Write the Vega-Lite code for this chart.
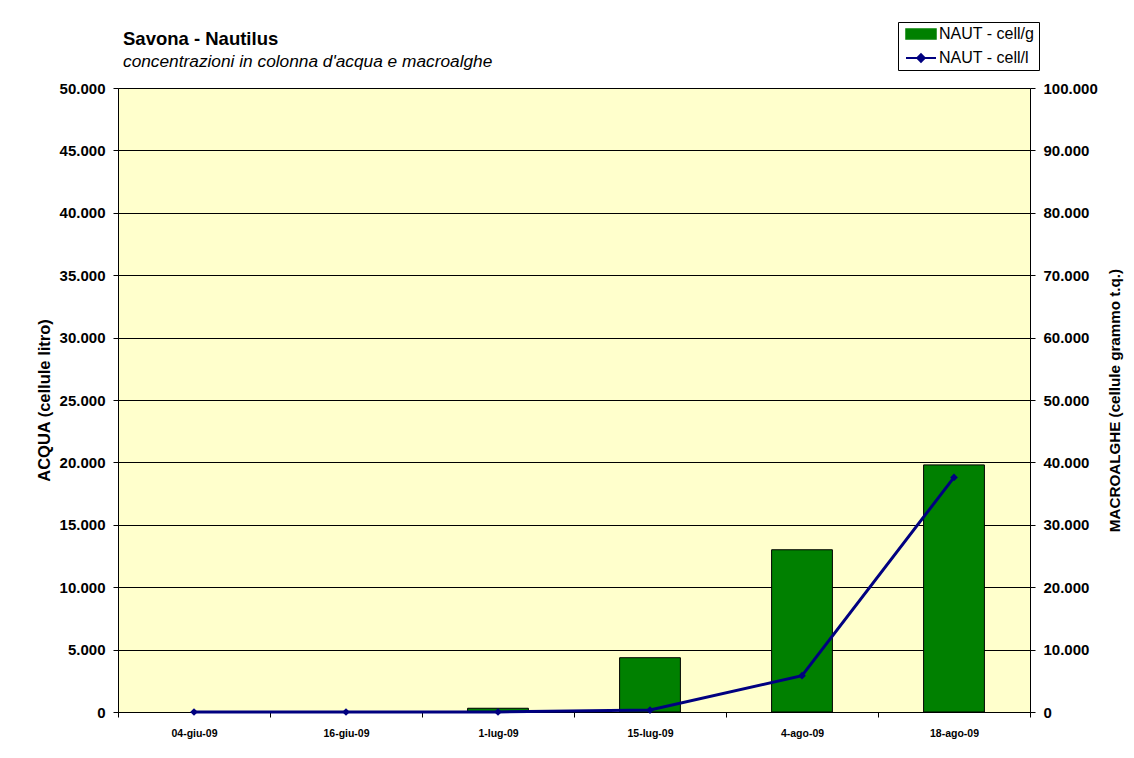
{
  "$schema": "https://vega.github.io/schema/vega-lite/v6.json",
  "autosize": "none",
  "width": 912,
  "height": 624,
  "padding": {"left": 118, "top": 88, "right": 104, "bottom": 46},
  "background": "white",
  "config": {
    "font": "Liberation Sans",
    "locale": {"number": {"decimal": ",", "thousands": ".", "grouping": [3], "currency": ["€", ""]}},
    "view": {"fill": "#FFFFCC", "stroke": "#808080", "strokeWidth": 1}
  },
  "title": {
    "text": "Savona - Nautilus",
    "subtitle": "concentrazioni in colonna d'acqua e macroalghe",
    "anchor": "start",
    "frame": "group",
    "dx": 5,
    "dy": 63,
    "offset": 14,
    "font": "Liberation Sans",
    "fontSize": 18.5,
    "fontWeight": "bold",
    "color": "#000000",
    "subtitleFont": "Liberation Sans",
    "subtitleFontSize": 17.3,
    "subtitleFontStyle": "italic",
    "subtitleColor": "#000000",
    "subtitlePadding": 5
  },
  "data": {
    "values": [
      {"data": "04-giu-09", "serie": "NAUT - cell/g", "valore": 0},
      {"data": "16-giu-09", "serie": "NAUT - cell/g", "valore": 0},
      {"data": "1-lug-09", "serie": "NAUT - cell/g", "valore": 600},
      {"data": "15-lug-09", "serie": "NAUT - cell/g", "valore": 8700},
      {"data": "4-ago-09", "serie": "NAUT - cell/g", "valore": 26000},
      {"data": "18-ago-09", "serie": "NAUT - cell/g", "valore": 39600},
      {"data": "04-giu-09", "serie": "NAUT - cell/l", "valore": 0},
      {"data": "16-giu-09", "serie": "NAUT - cell/l", "valore": 0},
      {"data": "1-lug-09", "serie": "NAUT - cell/l", "valore": 0},
      {"data": "15-lug-09", "serie": "NAUT - cell/l", "valore": 160},
      {"data": "4-ago-09", "serie": "NAUT - cell/l", "valore": 2910},
      {"data": "18-ago-09", "serie": "NAUT - cell/l", "valore": 18800}
    ]
  },
  "encoding": {
    "x": {
      "field": "data",
      "type": "ordinal",
      "sort": null,
      "scale": {"domain": ["04-giu-09", "16-giu-09", "1-lug-09", "15-lug-09", "4-ago-09", "18-ago-09"], "paddingInner": 0, "paddingOuter": 0},
      "axis": {
        "title": null,
        "labelAngle": 0,
        "labelFontSize": 10.5,
        "labelFontWeight": "bold",
        "labelColor": "#000000",
        "labelPadding": 11,
        "tickBand": "extent",
        "tickSize": 5,
        "tickColor": "#000000",
        "domainColor": "#000000",
        "grid": false
      }
    },
    "color": {
      "field": "serie",
      "type": "nominal",
      "scale": {"domain": ["NAUT - cell/g", "NAUT - cell/l"], "range": ["#008000", "#000080"]},
      "legend": {
        "title": null,
        "orient": "none",
        "legendX": 780,
        "legendY": -66,
        "strokeColor": "#000000",
        "fillColor": "#FFFFFF",
        "padding": 4,
        "labelFontSize": 16,
        "labelFont": "Liberation Sans",
        "labelColor": "#000000",
        "symbolOffset": 11,
        "labelOffset": 10,
        "rowPadding": 8,
        "symbolSize": 900,
        "encode": {
          "symbols": {
            "update": {
              "shape": {"signal": "datum.value === 'NAUT - cell/g' ? 'M-1,-0.33H1V0.33H-1Z' : 'M-1,0H1M0,-0.25L0.25,0L0,0.25L-0.25,0Z'"},
              "fill": {"signal": "datum.value === 'NAUT - cell/g' ? '#008000' : '#000080'"},
              "stroke": {"signal": "datum.value === 'NAUT - cell/g' ? '#000000' : '#000080'"},
              "strokeWidth": {"signal": "datum.value === 'NAUT - cell/g' ? 1.5 : 2"},
              "opacity": {"value": 1},
              "fillOpacity": {"value": 1},
              "strokeOpacity": {"value": 1}
            }
          }
        }
      }
    }
  },
  "layer": [
    {
      "transform": [{"filter": "datum.serie === 'NAUT - cell/g' && datum.valore > 0"}],
      "mark": {"type": "bar", "width": {"band": 0.4}, "stroke": "#000000", "strokeWidth": 1, "opacity": 1},
      "encoding": {
        "y": {
          "field": "valore",
          "type": "quantitative",
          "scale": {"domain": [0, 100000], "nice": false},
          "axis": {
            "orient": "right",
            "title": "MACROALGHE (cellule grammo t.q.)",
            "titleAngle": -90,
            "titleFontSize": 15.2,
            "titleFontWeight": "bold",
            "titleColor": "#000000",
            "titlePadding": 25,
            "format": ",.0f",
            "values": [0, 10000, 20000, 30000, 40000, 50000, 60000, 70000, 80000, 90000, 100000],
            "labelFontSize": 15,
            "labelFontWeight": "bold",
            "labelColor": "#000000",
            "labelPadding": 8,
            "tickSize": 5,
            "tickColor": "#000000",
            "domainColor": "#000000",
            "grid": false
          }
        }
      }
    },
    {
      "transform": [{"filter": "datum.serie === 'NAUT - cell/l'"}],
      "mark": {"type": "line", "strokeWidth": 3, "point": {"filled": true, "shape": "diamond", "size": 60, "color": "#000080"}},
      "encoding": {
        "y": {
          "field": "valore",
          "type": "quantitative",
          "scale": {"domain": [0, 50000], "nice": false},
          "axis": {
            "orient": "left",
            "title": "ACQUA (cellule litro)",
            "titleFontSize": 16.5,
            "titleFontWeight": "bold",
            "titleColor": "#000000",
            "titlePadding": 7,
            "format": ",.0f",
            "values": [0, 5000, 10000, 15000, 20000, 25000, 30000, 35000, 40000, 45000, 50000],
            "labelFontSize": 15,
            "labelFontWeight": "bold",
            "labelColor": "#000000",
            "labelPadding": 8,
            "tickSize": 5,
            "tickColor": "#000000",
            "domainColor": "#000000",
            "grid": true,
            "gridColor": "#000000",
            "gridWidth": 1
          }
        }
      }
    }
  ],
  "resolve": {"scale": {"y": "independent"}}
}
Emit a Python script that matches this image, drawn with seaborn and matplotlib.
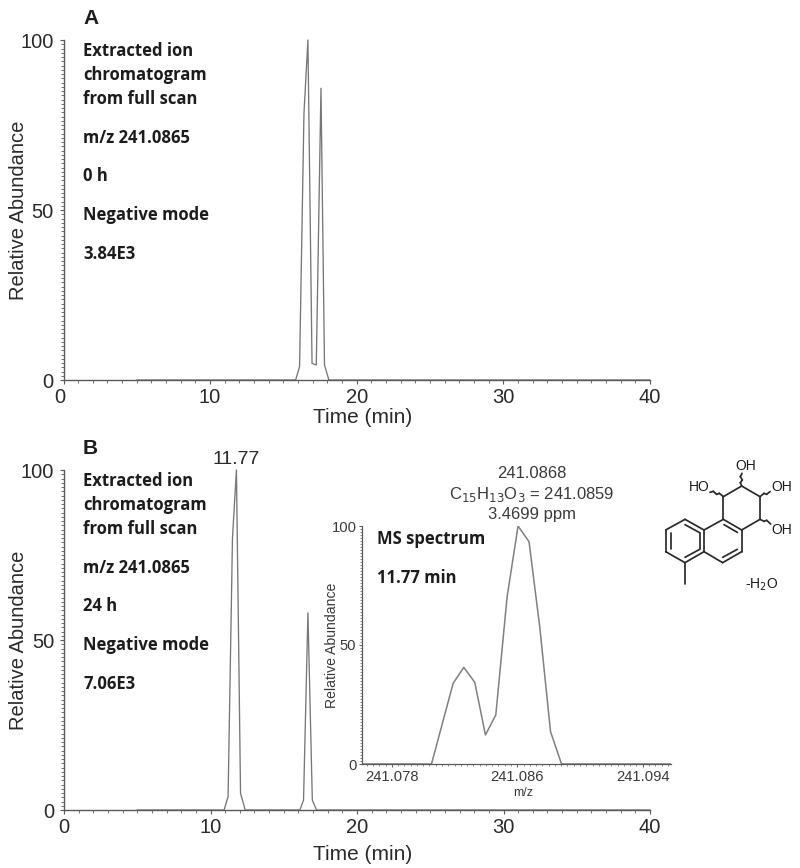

== Task details ==
Copy out each line word for word, please, skipping the images.

== Written solution ==
Write the Vega-Lite code for this chart.
{
  "$schema": "https://vega.github.io/schema/vega-lite/v6.json",
  "autosize": "none",
  "width": 912,
  "height": 624,
  "padding": {"left": 118, "top": 88, "right": 104, "bottom": 46},
  "background": "white",
  "config": {
    "font": "Liberation Sans",
    "locale": {"number": {"decimal": ",", "thousands": ".", "grouping": [3], "currency": ["€", ""]}},
    "view": {"fill": "#FFFFCC", "stroke": "#808080", "strokeWidth": 1}
  },
  "title": {
    "text": "Savona - Nautilus",
    "subtitle": "concentrazioni in colonna d'acqua e macroalghe",
    "anchor": "start",
    "frame": "group",
    "dx": 5,
    "dy": 63,
    "offset": 14,
    "font": "Liberation Sans",
    "fontSize": 18.5,
    "fontWeight": "bold",
    "color": "#000000",
    "subtitleFont": "Liberation Sans",
    "subtitleFontSize": 17.3,
    "subtitleFontStyle": "italic",
    "subtitleColor": "#000000",
    "subtitlePadding": 5
  },
  "data": {
    "values": [
      {"data": "04-giu-09", "serie": "NAUT - cell/g", "valore": 0},
      {"data": "16-giu-09", "serie": "NAUT - cell/g", "valore": 0},
      {"data": "1-lug-09", "serie": "NAUT - cell/g", "valore": 600},
      {"data": "15-lug-09", "serie": "NAUT - cell/g", "valore": 8700},
      {"data": "4-ago-09", "serie": "NAUT - cell/g", "valore": 26000},
      {"data": "18-ago-09", "serie": "NAUT - cell/g", "valore": 39600},
      {"data": "04-giu-09", "serie": "NAUT - cell/l", "valore": 0},
      {"data": "16-giu-09", "serie": "NAUT - cell/l", "valore": 0},
      {"data": "1-lug-09", "serie": "NAUT - cell/l", "valore": 0},
      {"data": "15-lug-09", "serie": "NAUT - cell/l", "valore": 160},
      {"data": "4-ago-09", "serie": "NAUT - cell/l", "valore": 2910},
      {"data": "18-ago-09", "serie": "NAUT - cell/l", "valore": 18800}
    ]
  },
  "encoding": {
    "x": {
      "field": "data",
      "type": "ordinal",
      "sort": null,
      "scale": {"domain": ["04-giu-09", "16-giu-09", "1-lug-09", "15-lug-09", "4-ago-09", "18-ago-09"], "paddingInner": 0, "paddingOuter": 0},
      "axis": {
        "title": null,
        "labelAngle": 0,
        "labelFontSize": 10.5,
        "labelFontWeight": "bold",
        "labelColor": "#000000",
        "labelPadding": 11,
        "tickBand": "extent",
        "tickSize": 5,
        "tickColor": "#000000",
        "domainColor": "#000000",
        "grid": false
      }
    },
    "color": {
      "field": "serie",
      "type": "nominal",
      "scale": {"domain": ["NAUT - cell/g", "NAUT - cell/l"], "range": ["#008000", "#000080"]},
      "legend": {
        "title": null,
        "orient": "none",
        "legendX": 780,
        "legendY": -66,
        "strokeColor": "#000000",
        "fillColor": "#FFFFFF",
        "padding": 4,
        "labelFontSize": 16,
        "labelFont": "Liberation Sans",
        "labelColor": "#000000",
        "symbolOffset": 11,
        "labelOffset": 10,
        "rowPadding": 8,
        "symbolSize": 900,
        "encode": {
          "symbols": {
            "update": {
              "shape": {"signal": "datum.value === 'NAUT - cell/g' ? 'M-1,-0.33H1V0.33H-1Z' : 'M-1,0H1M0,-0.25L0.25,0L0,0.25L-0.25,0Z'"},
              "fill": {"signal": "datum.value === 'NAUT - cell/g' ? '#008000' : '#000080'"},
              "stroke": {"signal": "datum.value === 'NAUT - cell/g' ? '#000000' : '#000080'"},
              "strokeWidth": {"signal": "datum.value === 'NAUT - cell/g' ? 1.5 : 2"},
              "opacity": {"value": 1},
              "fillOpacity": {"value": 1},
              "strokeOpacity": {"value": 1}
            }
          }
        }
      }
    }
  },
  "layer": [
    {
      "transform": [{"filter": "datum.serie === 'NAUT - cell/g' && datum.valore > 0"}],
      "mark": {"type": "bar", "width": {"band": 0.4}, "stroke": "#000000", "strokeWidth": 1, "opacity": 1},
      "encoding": {
        "y": {
          "field": "valore",
          "type": "quantitative",
          "scale": {"domain": [0, 100000], "nice": false},
          "axis": {
            "orient": "right",
            "title": "MACROALGHE (cellule grammo t.q.)",
            "titleAngle": -90,
            "titleFontSize": 15.2,
            "titleFontWeight": "bold",
            "titleColor": "#000000",
            "titlePadding": 25,
            "format": ",.0f",
            "values": [0, 10000, 20000, 30000, 40000, 50000, 60000, 70000, 80000, 90000, 100000],
            "labelFontSize": 15,
            "labelFontWeight": "bold",
            "labelColor": "#000000",
            "labelPadding": 8,
            "tickSize": 5,
            "tickColor": "#000000",
            "domainColor": "#000000",
            "grid": false
          }
        }
      }
    },
    {
      "transform": [{"filter": "datum.serie === 'NAUT - cell/l'"}],
      "mark": {"type": "line", "strokeWidth": 3, "point": {"filled": true, "shape": "diamond", "size": 60, "color": "#000080"}},
      "encoding": {
        "y": {
          "field": "valore",
          "type": "quantitative",
          "scale": {"domain": [0, 50000], "nice": false},
          "axis": {
            "orient": "left",
            "title": "ACQUA (cellule litro)",
            "titleFontSize": 16.5,
            "titleFontWeight": "bold",
            "titleColor": "#000000",
            "titlePadding": 7,
            "format": ",.0f",
            "values": [0, 5000, 10000, 15000, 20000, 25000, 30000, 35000, 40000, 45000, 50000],
            "labelFontSize": 15,
            "labelFontWeight": "bold",
            "labelColor": "#000000",
            "labelPadding": 8,
            "tickSize": 5,
            "tickColor": "#000000",
            "domainColor": "#000000",
            "grid": true,
            "gridColor": "#000000",
            "gridWidth": 1
          }
        }
      }
    }
  ],
  "resolve": {"scale": {"y": "independent"}}
}
Emit a Python script that matches this image, drawn with seaborn and matplotlib.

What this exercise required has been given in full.